On the question of recognition, Seyi Tinubu, the Nigeria leader’s son, is reported to be enjoying life on the presidential jet, recently travelling to a polo game in one.

It must be a wonderful life to sit in one and breathe presidential air, knowing that down below or for hundreds of miles in every direction, millions of people are dying in poverty. That’s not integrity.

But have you ever wondered, dear Nigerian, where the Nigeria Air Force finds parking for all these machines in the air?

To go back just about 10 years: in mid-2014, the government of Mr. Goodluck Jonathan ordered 40 attack and transportation helicopters for the NAF from the United States and Russia, towards routing Boko Haram insurgents  in parts of the North “once and for all.”  They were all to arrive within weeks.

That was two months before a Nigerian delegation was caught trying to smuggle into South Africa, allegedly to buy arms, $9.3m in cash. They were also shopping for a helicopter. In cash!

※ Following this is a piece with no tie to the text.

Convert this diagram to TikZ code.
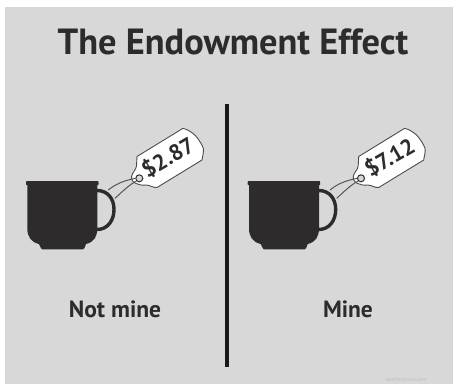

In March 2015, SaharaReporters broke the story of how Mr. Jonathan awarded to his friend, the businessman Arthur Eze, a “scandalously inflated” $500m contract for the purchase of refurbished helicopters. Sources told the journal that, in the sheer extravagance apart, the contract had saddled the military with equipment that had limited or no combat utility.

In the middle of 2019, when fighting broke out between the All Progressives Congress and the Peoples Democratic Party over what the APC had done with the $1bn it withdrew from the Excess Crude Account, presidential spokesman, Garba Shehu, explained that the Buhari administration paid about $490m of it for the 12 Super Tucano fighter aircraft and “various other military procurements,” with “balance of expenditure” standing at “$880m or so.”  The news media was completely satisfied.

In March 2021, Leonardo, the Italian defence company, won a €1.2bn contract for 24 M-346 FA light attack aircraft for NAF, in continuation of what Air Cosmos called NAF’s “privileged partnership,” having previously ordered C-27J Spartan, AW109, AW139 as well another AW189 in “presidential configuration.”

“The M-346s will come between the 12 EMB 314 Super Tucano ordered in 2019 and the 3 JF-17C Thunder in service since 2016,” Air Cosmos said. “The multi-purpose aircraft will complement the anti-guerrilla warfare conducted by the Super Tucano in the north of the country and provide air-to-air support to the Thunder for border defence. With this purchase, the NAF will have the most powerful air force in the region, especially since it also has a fleet of armed Chinese CH-3, CH-4, and Wing Loong II drones. Its most serious competitor, Chad, has only three Mig-29 SMs and six Su-25s, as well as aircraft leased from South African private military companies.”

In August 2021, according to Blogbeforeflight, Nigeria confirmed the M-346 order.

In December 2022, it was announced that President Buhari had approved the delivery of 50 “attack air assets”: six T-129 Atak helicopters, two Augusta 109 Trekker multi-role helicopters three Chinese-made Wing Loong II UAS, and (again) 24 Leonardo- M-346 equipment from 2021.

This is significant because in March this year, with just two months left on the Buhari ledger, NAF said it was seeking 50 aircraft. They included 24 M-346s, 12 Leonardo AW109 Trekker twin-engine multirole helicopters, six Turkish Aerospace Industries T-129 ATAK attack helicopters, three Chengdu Wing Loong II uncrewed aircraft systems (UAS), two Beechcraft King Air 360s and four Diamond DA-62s.

On May 27, as the government expired, spokesman Femi Adesina confirmed that orders were in place for 36 additional aircraft, comprising 12 AH-1Z Attack Helicopters and (again!) 24 M-346 Fighter Attack aircraft, and that the force had received 38 brand new aircraft since President Buhari assumed office in 2015.

The NAF, evidently, has a lot of air power, but I am certain we will soon order those 24 multi-purpose M-346s again. And again.

Sadly, as with almost everything in our governments, there is far less accountability about the NAF’s mighty cache of expensive equipment as crime and insecurity run rampant from the creeks of the Delta to the northern borders. There was a lot of gnashing of teeth in the Federal Government, for instance, about the 12 Super Tucano jets, which they swore would alter the insecurity story in the North, until they arrived.

They have made no difference, and a lot more “must-have” jets continue to be bought, perhaps to be stored in the clouds.

Remember that this is just about one small area of the military, but it is the reason why sons and daughters of the mighty, should they wish to party in the sky, or shoot photos of dancing clouds or go to the toilet somewhere else, simply crook a finger.